I looked up from the drawing I had been working on. “What?”
Arthur looked amused. “I’ve been calling your name for at least ten minutes. That must be some picture.”
“I think it’s a vision, but I’m not sure.” Waving at all the pictures I had taped to the wall, I added, “I can’t seem to get this out of my head.”
Arthur frowned and stared at my eyes for a moment, something he and Ginny had been doing a lot these last couple of days. I wasn’t sure what they were looking for, but as far as I could tell my eyes had done nothing interesting. Whatever Jared had seen in class hadn’t happened again. With a small shake of his head, Arthur moved closer to get a better look at my drawings.
I realized that Arthur had never been in my room. The Keeps might be keeping me a prisoner for my protection, but they hadn’t been obtrusive about it. For the first time, it occurred to me how much worse this all could be.
“Do you mind if I take a few of these with me to LANCE?” Arthur pointed to a few of the pictures, the ones that showed the flying fortress thing from a couple of different angles.
I shrugged. “Sure.” I handed him the drawing I had been working on. This one showed a control room of sorts with lots of buttons and gadgets and stuff I couldn’t n
ame. “Maybe this one will help too.”
“Interesting.” Arthur already seemed to have forgotten about me. He wandered from the room studying the pictures in his hand. At the last moment, he stuck his head back through the door. “I should get home before Ginny, but have Percival call me if anything happens.”
“Okay, ‘Dad,’” I said in my most sarcastic tone, but the sad smile Arthur gave me stopped me from saying more. For the first time I wondered why Arthur and Ginny didn’t have any little Keeps running around the Rook. Arthur would probably make a good, if somewhat over-protective, father.
After Arthur left my room, I waited ten minutes. They were the longest ten minutes of my life.
“Percival,” I asked the air, “where is Arthur?”
“Lord Arthur is one minute from the LANCE New York branch office. Shall I phone him for you, Lady Elaine?”
“No!” I took a deep breath. “No, that won’t be necessary, Percival. Thank you.”
The first thing I did was head for the elevator. The fact was I didn’t know how to get out of the Rook. This was my only chance to break out of here and try to get home, and I had no idea how to do it. Instead of sitting in my room sulking and drawing for the last two days, I should have been planning my escape. I felt like a fool, but there was nothing to do about it now. With only a few hours to escape, I shouldn’t waste them on should-have-dones.
Like I had since this nightmare began, I refused to think about home and my parents. I tried not to imagine what they had been going through. Arthur swore he had talked to Mom, but for all I knew, they thought I was dead.
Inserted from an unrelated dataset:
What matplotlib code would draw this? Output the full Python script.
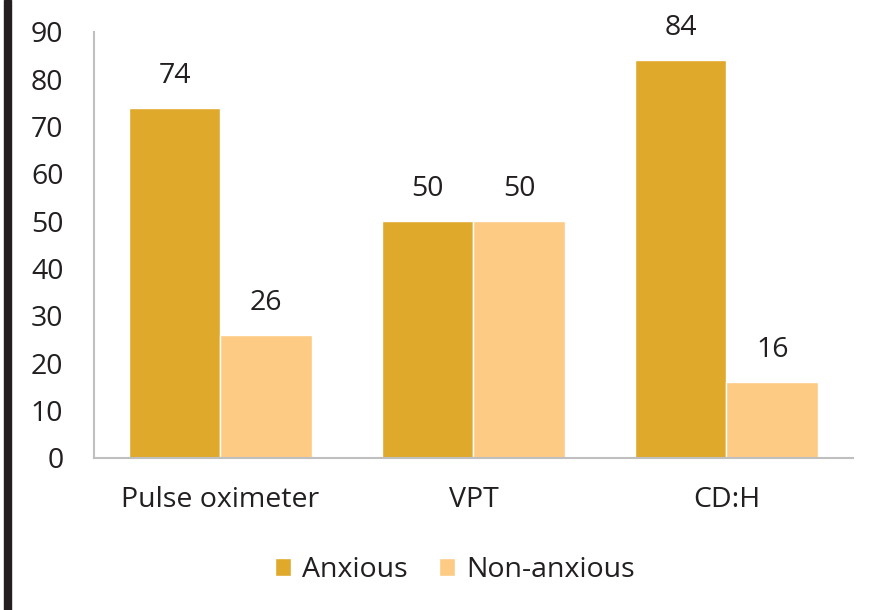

My hand shook as I fumbled around the elevator’s door, looking for the normal buttons. I took a deep breath and banished the image of my parents from my mind. First, I had to get out of this ivory tower. Then, I would figure out a way home.
I couldn’t find a button for the elevator. I also couldn’t find a stairway, an escalator, even a fireman’s pole. There didn’t seem to be any way off the floor we were on.
“This is ridiculous,” I said out loud. “Ginny doesn’t fly out of here in armor, and Arthur wanders off to labs on other floors all the time. Percival, how am I supposed to get out of here if there’s a fire?”